Sun Jun 1, 2025, 02:41 PM
Sunday

...an internal combustion engine run on pure gasoline. (My post contains graphics from the paper.)

A hybrid car is slightly better than a pure gasoline car, but a hybrid car - the type of car I drive - is still a dirty machine.

The person in the video is Australian. His country features some of the dirtiest electricity on Earth. An electric bus in Australia will run on coal, although he isn't talking necessarily about Australia.

It isn't perfect against "good." It's bad against worse.

Bernardo de La Paz

(56,119 posts)
5. That paper is based on current fossil component of electricity production
Sun Jun 1, 2025, 02:57 PM
Sunday

Not based on electricity production we will have in the future (presumably mostly nuclear).

If vehicles are condemned based on current electricity production, then there will be no transition and there will only be ICE and hybrids. You are condemning whole classes of vehicles based on current production.

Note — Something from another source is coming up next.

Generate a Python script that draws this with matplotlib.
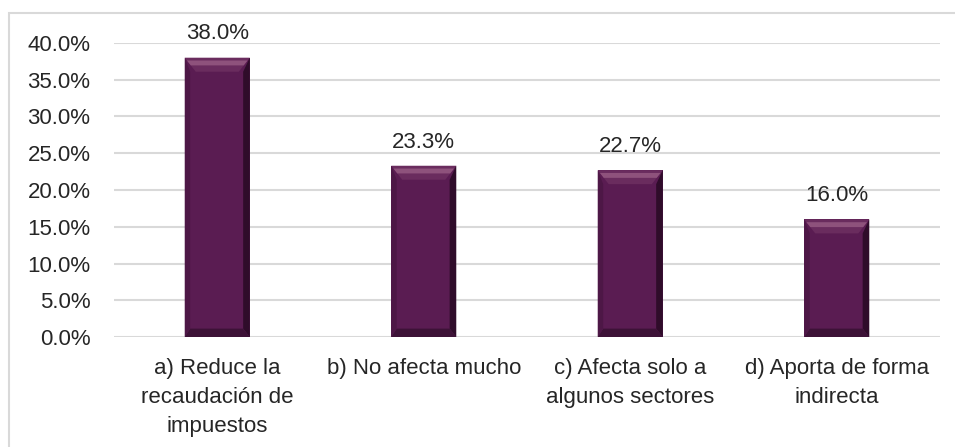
import matplotlib
matplotlib.use('Agg')
import matplotlib.pyplot as plt
from matplotlib.patches import Polygon, Rectangle

categories = ['a) Reduce la\nrecaudación de\nimpuestos', 'b) No afecta mucho',
              'c) Afecta solo a\nalgunos sectores', 'd) Aporta de forma\nindirecta']
values = [38.0, 23.3, 22.7, 16.0]
yticks = [0, 5, 10, 15, 20, 25, 30, 35, 40]

plt.rcParams['font.family'] = ['Liberation Sans', 'DejaVu Sans']

W, H = 955, 447
fig = plt.figure(figsize=(W / 100, H / 100), dpi=100)
ax = fig.add_axes([114 / W, 1 - 337 / H, (940 - 114) / W, (337 - 43) / H])

# outer chart border
fig.patches.append(Rectangle((9 / W, -0.1), 1.0, 1 - 13 / H + 0.1, transform=fig.transFigure,
                             fill=False, edgecolor='#d9d9d9', linewidth=1.5))

x = list(range(len(categories)))
bw = 0.315
bars = ax.bar(x, values, width=bw, color='#5a1c52', zorder=3)

ax.set_xlim(-0.5, len(categories) - 0.5)
ax.set_ylim(0, 40)

# bevel on each bar
px_x = (len(categories)) / (940 - 114)
px_y = 40 / (337 - 43)
dx = 11 * px_x
dy = 14 * px_y
for b in bars:
    x0, x1 = b.get_x(), b.get_x() + b.get_width()
    y0, y1 = 0, b.get_height()
    ax.add_patch(Polygon([(x0, y1), (x1, y1), (x1 - dx, y1 - dy), (x0 + dx, y1 - dy)],
                         closed=True, color='#6a2c5e', zorder=4, lw=0))
    ax.add_patch(Polygon([(x0 + 0.2 * dx, y1 - 0.2 * dy), (x1 - 0.2 * dx, y1 - 0.2 * dy),
                          (x1 - 0.55 * dx, y1 - 0.55 * dy), (x0 + 0.55 * dx, y1 - 0.55 * dy)],
                         closed=True, color='#8e527c', zorder=4, lw=0))
    ax.add_patch(Polygon([(x1, y1), (x1, y0), (x1 - dx * 0.6, y0 + dy * 0.6), (x1 - dx * 0.6, y1 - dy)],
                         closed=True, color='#2f0c2a', zorder=4, lw=0))
    ax.add_patch(Polygon([(x0, y0), (x1, y0), (x1 - dx * 0.6, y0 + dy * 0.6), (x0 + dx * 0.5, y0 + dy * 0.6)],
                         closed=True, color='#3d1237', zorder=4, lw=0))
    ax.add_patch(Polygon([(x0, y1), (x0, y0), (x0 + dx * 0.5, y0 + dy * 0.6), (x0 + dx * 0.5, y1 - dy)],
                         closed=True, color='#4d1746', zorder=4, lw=0))
    ax.text(b.get_x() + b.get_width() / 2, y1 + 1.8, f'{y1:.1f}%', ha='center', va='bottom',
            fontsize=16, color='#262626')

ax.set_yticks(yticks)
ax.set_yticklabels([f'{t:.1f}%' for t in yticks], fontsize=16, color='#262626')
ax.set_xticks(x)
ax.set_xticklabels(categories, fontsize=16, color='#262626', linespacing=1.5, va='top')
ax.tick_params(axis='both', length=0)
ax.tick_params(axis='y', pad=17)
ax.tick_params(axis='x', pad=15)
ax.grid(axis='y', color='#d9d9d9', linewidth=1.5, zorder=0)
for s in ax.spines.values():
    s.set_visible(False)

fig.savefig('out.png', dpi=100)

It's a chicken and egg thing. You will not get a sudden switch to electric vehicles at the point where the electric grid crosses a particular threshold of fossil versus nuclear. The groundwork has to be laid so that there is charging infrastructure (for one thing) in place. That means electric vehicles NOW and in increasing numbers as that threshold is approached.

NNadir

(35,920 posts)
6. It seems every time we talk, I have to make this remark: "Is" is different that "could."
Sun Jun 1, 2025, 03:26 PM
Sunday

I support electric vehicles in France, I guess. (I'd rather do without cars, although I'm a hypocrite in so saying since I own and use one.)

I don't support them in New Jersey, because in New Jersey electricity is dirty, and electric cars are worse than gasoline. My car is slightly less noxious than either an electric car or a gasoline car, but "slightly better" is not the same as "good."

I really, really, really, really am sick of hearing about a putative "energy transition." To me, it's rather like thinking Jesus is concerned about my paycheck and my health and whether I can find a parking space in time to make my next appointment.

I don't believe in Jesus, and to believe that there is an "energy transition" is very close to believing in Jesus. We are burning more fossil fuels than ever. There is no "energy transition," other than from bad to worse.

Electric cars are subject to the same constraints as so called "renewable energy," They'll be a lecture tomorrow night on critical minerals at the Institute of Advanced Study in Princeton. I'll attend to deepen my already fairly deep understanding of the issue.

No lanthanide mines, no cobalt mines, no nickel mines, no lithium mines, no electric cars.

The car CULTure is not sustainable in any form, and the sooner we face that the sooner we will be able to slow the acceleration of the collapse of the planetary atmosphere.

Bernardo de La Paz

(56,119 posts)
7. You don't want an energy transition to nuclear? I thought you did.
Sun Jun 1, 2025, 03:55 PM
Sunday

When that transition reaches some threshold point, electric vehicles will be "cleaner" than ICE or HEV. Where that transition point is exactly is hard to know, but is not the issue. Somewhere further down the road there will be enough clean energy to make BEV and PHEV clearly cleaner than ICE or HEV.

When there is enough clean energy, there is not going to be a sudden mass changeover to BEV/PHEV. There has to be the infrastructure for them. If people don't use increasingly more BEV/PHEV now, the infrastructure won't be there to get rid of ICE/HEV.

If the electric grid is 90% nuclear in the future you want (if not perhaps 100% nuclear), would you still want ICE/HEV? I think you would not want them, but maybe I'm wrong. You can't get from here to there without both an energy transition and a vehicle transition. Neither transition will be instant.

If you eliminate car culture, that means no taxis either.
If you eliminate cars and electric busses, that means only bicycles, trains, and planes continentally. That is not going to work.